To Schindler:

“Do not come to me till I summon you. No concert.

“Beethoven.”

The dogmatic, domineering habit of mind here illustrated, the obverse side of Beethoven’s strong will and high self-reliance, doubtless did much to intensify the loneliness and the difficulties of his old age. Yet even here there is something noble, something that commands as much admiration as pity, about this wounded hero, this lion at bay.

The last scene of Beethoven’s troublous life opens in October, 1826, when, already aged and broken, though but fifty-six years old, he was obliged to seek, in the house of his “pseudo-brother” Johann, at Krems, fifty miles from Vienna, a refuge for Carl, who had been ordered out of Vienna by the civil authorities after his attempt at suicide. Sir George Grove gives a picture of the oddly-assorted group of actors: “The pompous money-loving land-proprietor; his wife, a common frivolous woman of questionable character; the ne’er-do-well nephew, intensely selfish and ready to make game of his uncle or to make love to his aunt; and in the midst of them all the great composer—deaf, untidy, unpresentable, setting every household rule at defiance, by turns entirely absorbed and pertinaciously boisterous, exploding in rough jokes and hoarse laughter, or bursting into sudden fury at some absolute misconception.” Beethoven, whose health was already seriously undermined, was obliged to sit in a cold room at his work, his brother being unwilling to go to the expense of a fire, and to eat unwholesome, ill-cooked food, for which however board-money was rigorously exacted. By early December there was an open rupture between the two brothers, and the composer and Carl, resolved to leave the place, yet denied the closed carriage of the niggardly Johann, risked the fifty-mile journey, in winter weather, in a hired open wagon. It was Beethoven’s death blow. Reaching home after two days’ exposure, he took to his bed, with his digestive troubles much aggravated, and an inflammation of the lungs. A little later dropsy set in, and four operations had to be undergone. As the doctors drew out the water Beethoven said grimly: “Better from my belly than from my pen.” Early in the new year he rallied, and planned fresh compositions. He amused himself with the romances of Scott, but at last threw them down, exclaiming angrily: “The man writes for money.” Soon he began to fail again. On March 24th, rapidly sinking, he just found strength to whisper to the friends at his bedside: “Plaudite, amici, commèdia finita est.” After a desperate struggle of two days, his vigorous constitution at last succumbed, and he died on the evening of March 26th, 1827.

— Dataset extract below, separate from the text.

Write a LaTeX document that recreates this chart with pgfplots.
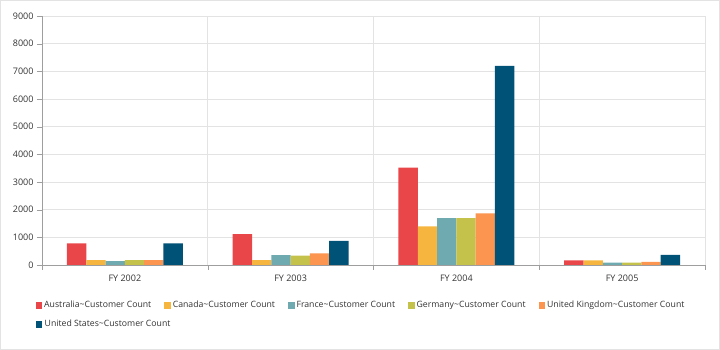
\documentclass[border=0pt]{standalone}
\usepackage{pgfplots}
\pgfplotsset{compat=1.18}
\usepackage{fontspec}
\setmainfont{Open Sans}
\definecolor{cAus}{HTML}{E94649}
\definecolor{cCan}{HTML}{F6B53F}
\definecolor{cFra}{HTML}{6FAAB0}
\definecolor{cGer}{HTML}{C4C24A}
\definecolor{cUK}{HTML}{FB954F}
\definecolor{cUS}{HTML}{005277}
\definecolor{gridc}{HTML}{E3E3E3}
\definecolor{axc}{HTML}{9E9E9E}
\definecolor{txt}{HTML}{333333}
\newcommand{\lt}[1]{\hspace*{2pt}#1\textasciitilde Customer Count\hspace*{13pt}}
\begin{document}
\begin{tikzpicture}
\draw[gridc, line width=1pt] (0.5pt,0.5pt) rectangle (719.5pt,349.5pt);
\begin{axis}[
  at={(42pt,85pt)}, anchor=south west,
  scale only axis, width=663pt, height=249pt,
  ybar=0pt, bar width=19.3pt,
  xmin=-0.5, xmax=3.5, ymin=0, ymax=9000,
  xtick={0,1,2,3},
  xticklabels={FY 2002,FY 2003,FY 2004,FY 2005},
  minor xtick={-0.5,0.5,1.5,2.5,3.5},
  major x tick style={draw=none},
  minor x tick style={draw=axc},
  xminorgrids=true,
  minor x grid style={gridc, line width=0.8pt},
  ytick={0,1000,...,9000},
  ymajorgrids=true,
  major y grid style={gridc, line width=0.8pt},
  y tick style={draw=axc},
  tick align=outside,
  major tick length=5pt, minor tick length=5pt,
  axis x line*=bottom, axis y line*=left,
  x axis line style={draw=axc, line width=0.8pt, -},
  y axis line style={draw=axc, line width=0.8pt, -},
  tick label style={font=\fontsize{9}{10}\selectfont, text=txt},
  /pgf/number format/assume math mode=true,
  /pgf/number format/1000 sep={},
  scaled y ticks=false,
  xticklabel style={yshift=-1pt},
  every axis plot/.append style={draw=none},
  legend columns=5,
  legend style={at={(0,0)}, anchor=north west, xshift=-6.5pt, yshift=-36pt,
    draw=none, fill=none, inner sep=0pt, row sep=11pt, column sep=0pt,
    font=\fontsize{8.7}{9}\selectfont, text=txt,
    nodes={inner sep=0pt}},
  legend cell align=left,
  legend image code/.code={\fill[#1] (0pt,-3.25pt) rectangle (6.5pt,3.25pt);},
]
\addplot[fill=cAus] coordinates {(0,780) (1,1120) (2,3520) (3,170)};
\addplot[fill=cCan] coordinates {(0,180) (1,180) (2,1400) (3,170)};
\addplot[fill=cFra] coordinates {(0,140) (1,360) (2,1690) (3,85)};
\addplot[fill=cGer] coordinates {(0,180) (1,340) (2,1690) (3,85)};
\addplot[fill=cUK] coordinates {(0,180) (1,420) (2,1870) (3,110)};
\addplot[fill=cUS] coordinates {(0,780) (1,870) (2,7200) (3,370)};
\legend{\lt{Australia},\lt{Canada},\lt{France},\lt{Germany},\lt{United Kingdom},\makebox[0pt][l]{\hspace*{2pt}United States\textasciitilde Customer Count}}
\end{axis}
\end{tikzpicture}
\end{document}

Of the compositions of Beethoven’s last period the most conflicting opinions have been held. Musicians of the Wagner and Liszt school have seen in the Ninth Symphony the opening of a door into a new realm of art, greater, freer, more deeply expressive than any that had gone before. Critics less in sympathy with the tendencies of romanticism, however, have interpreted the last phase of Beethoven’s career as a decadence, the necessary result of flagging vitality and of his previous exhaustion of the legitimate effects of pure music. They have pointed out that his deafness made him indifferent to the actual sensuous effect of his combinations of tone; that his increasing fondness for the subtleties of polyphony was not supported by adequate early training; and that the isolation and sufferings of his life gradually undermined the sanity and marred the balance of his art. Probably there is some truth in each of these views.

It is certain that Beethoven, in his last quartets and pianoforte sonatas, and in the Ninth Symphony, showed for the first time the feasibility of those special, highly individualized expressions of feeling in music which were afterwards wrought out in great variety and profusion by Schubert, Schumann, Mendelssohn, Chopin, Liszt, and the other composers of the Romantic school. He not only made music, as we have already seen, a language as well as an art, but he set the fashion, in his last compositions, of regarding its powers of eloquent and definite utterance as of even greater importance than its general plastic beauty. From the point of view of interest, this was an advance; and judged from this standpoint Beethoven was a pioneer in that movement towards characteristic expression which has been so important a part of the musical activity of our time.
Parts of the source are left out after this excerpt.